If the photons are coherent, i.e. the source is a laser, then the cone with have a minimal spread.
There will always be a cone. Even a laser has a cone and a narrow frequency band. It is not a "single" frequency, nor is it perfectly coherent. Within the confines of almost any experiment, it can be considered both, though.
This is all due to the fact that the photons carry momentum. The momentum is slight in comparison to the mass of the atom, but conservation of energy says that the atom MUST receive an equal and opposite change in momentum. This means that the emitted photon is slightly off "perfect."
***
A lot depends on the "sharpness" of the tube's end, and what percentage of photons go "near" it. Photons that pass roughly 1 wavelength from a sharp edge will be diffracted. This diffraction will induce "banding" due to constructive and destructive interference.
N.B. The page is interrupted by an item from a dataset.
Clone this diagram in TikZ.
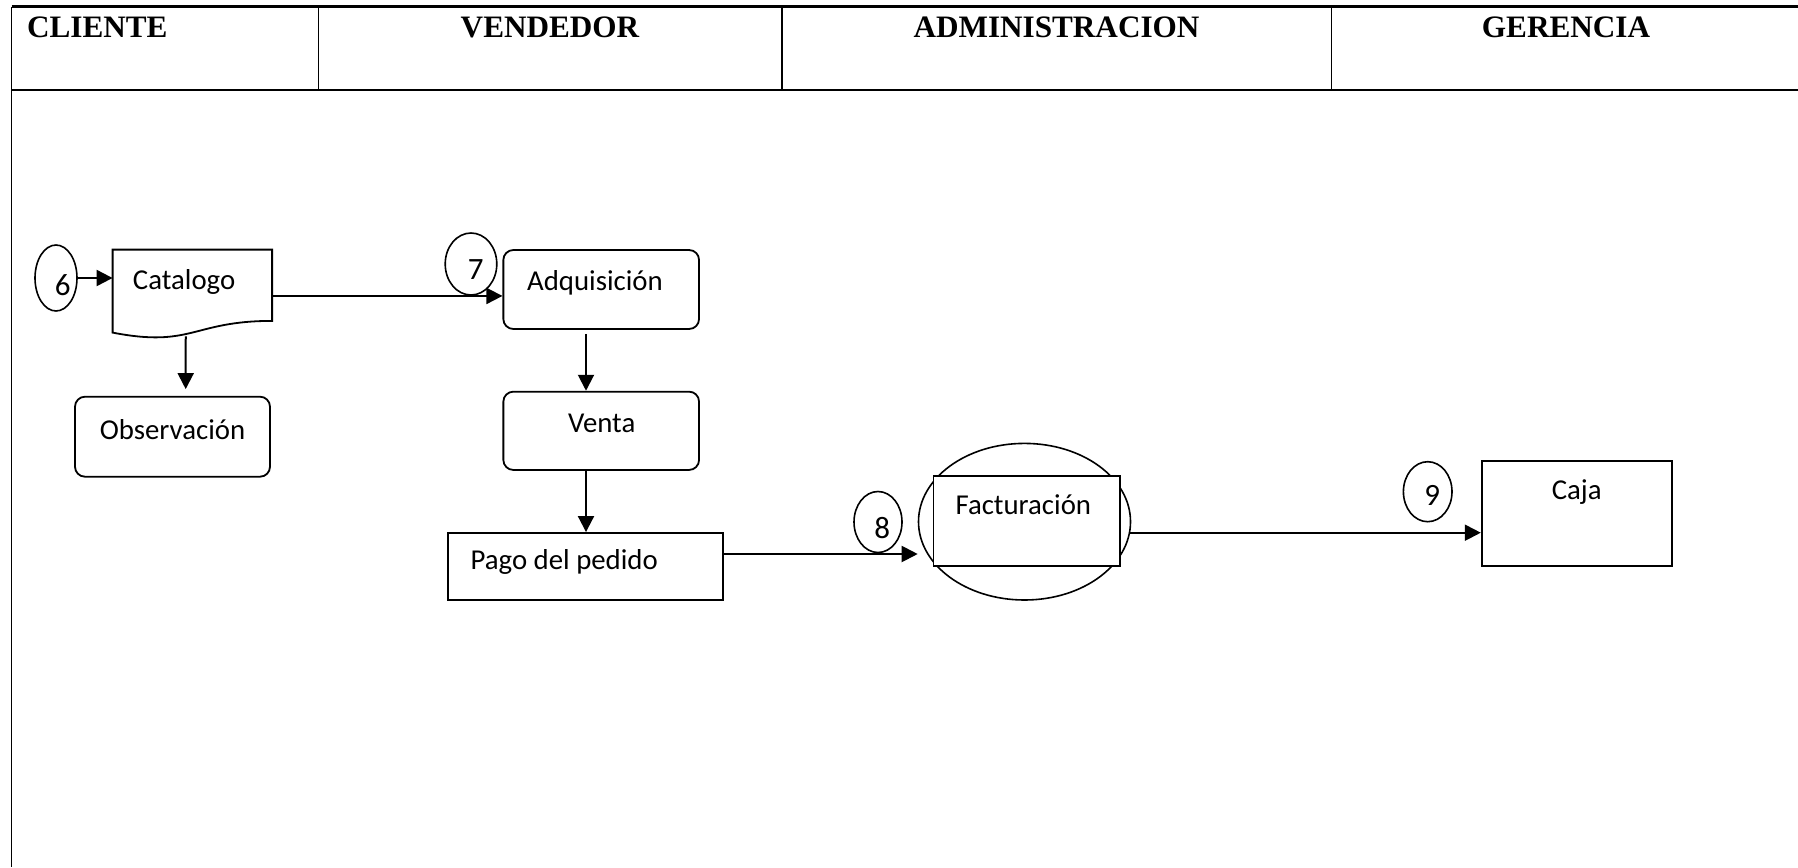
\documentclass[tikz,border=0pt]{standalone}
\usepackage{fontspec}
\setmainfont{Carlito}
\newfontfamily\hdrfont{Liberation Serif}
\usetikzlibrary{arrows.meta,shapes.geometric,calc}
\tikzset{
  lane/.style={line width=0.65pt},
  lanethick/.style={line width=1.3pt},
  hdr/.style={font=\hdrfont\bfseries\fontsize{15.6}{18}\selectfont, inner sep=0pt},
  txt/.style={font=\fontsize{14.4}{17}\selectfont, inner sep=0pt},
  numtxt/.style={font=\fontsize{15.5}{18}\selectfont, inner sep=0pt},
  rbox/.style={draw, line width=0.9pt, rounded corners=5pt, inner sep=0pt},
  sbox/.style={draw, line width=0.9pt, inner sep=0pt},
  num/.style={draw, ellipse, line width=0.8pt, inner sep=0pt},
  arr/.style={line width=1pt, -{Triangle[length=8pt,width=8pt]}},
}
\begin{document}
\begin{tikzpicture}[x=0.5pt, y=-0.5pt]
\useasboundingbox (0,0) rectangle (1798,867);
% table
\draw[lanethick] (11.7,6.7) -- (1798,6.7);
\draw[lanethick] (11.7,90) -- (1798,90);
\draw[lane] (11.7,6.7) -- (11.7,867);
\draw[lane] (318.6,6.7) -- (318.6,90);
\draw[lane] (782,6.7) -- (782,90);
\draw[lane] (1331.5,6.7) -- (1331.5,90);
\node[hdr, anchor=base west] (hC) at (26.7,37.7) {CLIENTE};
\node[hdr, anchor=base] (hV) at (550,37.7) {VENDEDOR};
\node[hdr, anchor=base] (hA) at (1056.5,37.7) {ADMINISTRACION};
\node[hdr, anchor=base] (hG) at (1566,37.7) {GERENCIA};

% catalogo (document shape)
\node[minimum width=79.35pt, minimum height=44.45pt, inner sep=0pt,
      label={[txt, xshift=-4.1pt, yshift=6.4pt]center:Catalogo}] (cat) at (192.35,294.45) {};
\draw[line width=0.9pt] (cat.north west) -- (cat.north east) -- ($(cat.north east)+(0,71.3)$)
  .. controls ($(cat.north)+(0,71.3)$) and ($(cat.north)+(0,98.5)$) .. ($(cat.north west)+(0,83)$) -- cycle;

\node[rbox, minimum width=97.5pt, minimum height=40pt,
      label={[txt, yshift=3.35pt]center:Observación}] (obs) at (172.5,436.7) {};
\node[rbox, minimum width=97.85pt, minimum height=39.5pt,
      label={[txt, xshift=-3.1pt, yshift=3.1pt]center:Adquisición}] (adq) at (601.2,289.5) {};
\node[rbox, minimum width=97.85pt, minimum height=39.15pt,
      label={[txt, xshift=0.25pt, yshift=3.7pt]center:Venta}] (venta) at (601.2,430.8) {};
\node[sbox, minimum width=137.5pt, minimum height=33.35pt,
      label={[txt, xshift=-10.65pt, yshift=2.15pt]center:Pago del pedido}] (pago) at (585.5,566.3) {};
\node[draw, ellipse, line width=0.8pt, minimum width=106pt, minimum height=78.3pt, inner sep=0pt] (factE) at (1024.5,521.7) {};
\node[sbox, fill=white, minimum width=93.3pt, minimum height=45pt,
      label={[txt, xshift=-1.7pt, yshift=8pt]center:Facturación}] (factR) at (1026.7,521) {};
\node[sbox, minimum width=95pt, minimum height=52.7pt,
      label={[txt, yshift=10.8pt]center:Caja}] (caja) at (1576.7,513.3) {};

% numbered circles
\node[num, minimum width=21pt, minimum height=33pt,
      label={[numtxt, xshift=3.35pt, yshift=-3.5pt]center:6}] (c6) at (56,278) {};
\node[num, minimum width=25.8pt, minimum height=31pt,
      label={[numtxt, xshift=2.35pt, yshift=-3pt]center:7}] (c7) at (471,264) {};
\node[num, minimum width=24pt, minimum height=30.5pt,
      label={[numtxt, xshift=2.15pt, yshift=-3.15pt]center:8}] (c8) at (878,522) {};
\node[num, minimum width=24.3pt, minimum height=30pt,
      label={[numtxt, xshift=2.3pt, yshift=-1.65pt]center:9}] (c9) at (1427.7,491.7) {};

% connectors
\draw[arr] (c6.east) -- (c6.east -| cat.west);
\coordinate (co1) at ($(cat.south)+(-6.6,-2.9)$);
\coordinate (co2) at ($(obs.north)+(13.2,-6.7)$);
\draw[arr] (co1) -- (co2);
\coordinate (a1) at ($(cat.east)+(0,1.5)$);
\draw[arr] (a1) -- (a1 -| adq.west);
\coordinate (a2) at ($(adq.south)+(-15.2,4)$);
\draw[arr] (a2) -- (a2 |- venta.north);
\coordinate (a3) at ($(venta.south)+(-15.2,0)$);
\draw[arr] (a3) -- (a3 |- pago.north);
\coordinate (p1) at ($(pago.east)+(0,-12.3)$);
\draw[arr] (p1) -- (p1 -| factE.west);
\coordinate (f1) at ($(factE.east)+(-1,11)$);
\draw[arr] (f1) -- (f1 -| caja.west);
\end{tikzpicture}
\end{document}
This is easy to test at home. If you have a laser pointer and anything with a straight, opaque corner. If you set both up on stands, such that the laser beam is pointed at the corner, then the projected "shadow" will have bands of light and dark at the boundary of the spot where it is "cut off."
***
If the photons had a wavelength of near 1 mm... probably even 0.5 mm or o.25 mm... then they could be diffracted into the wall and absorbed quite easily. Or they could be diffracted "through" the wall. (For reference, microwaves have wavelengths in the ballpark of centimeters. This is one reason they don't pass through the tiny holes in the shielding on your microwave oven's door.)
I'd need to actually crunch some numbers as to the spread of the cone... it would be a function of the wavelength of the photons.
FWIW, any photons diffracted into the blackbody would eventually be re-emitted in a random direction, and with a random number of photons. Random within the limits of the thermal excitations of the electrically charged atoms.
The blackbody emissions are merely the excitations of the EM fields by moving, charged particles.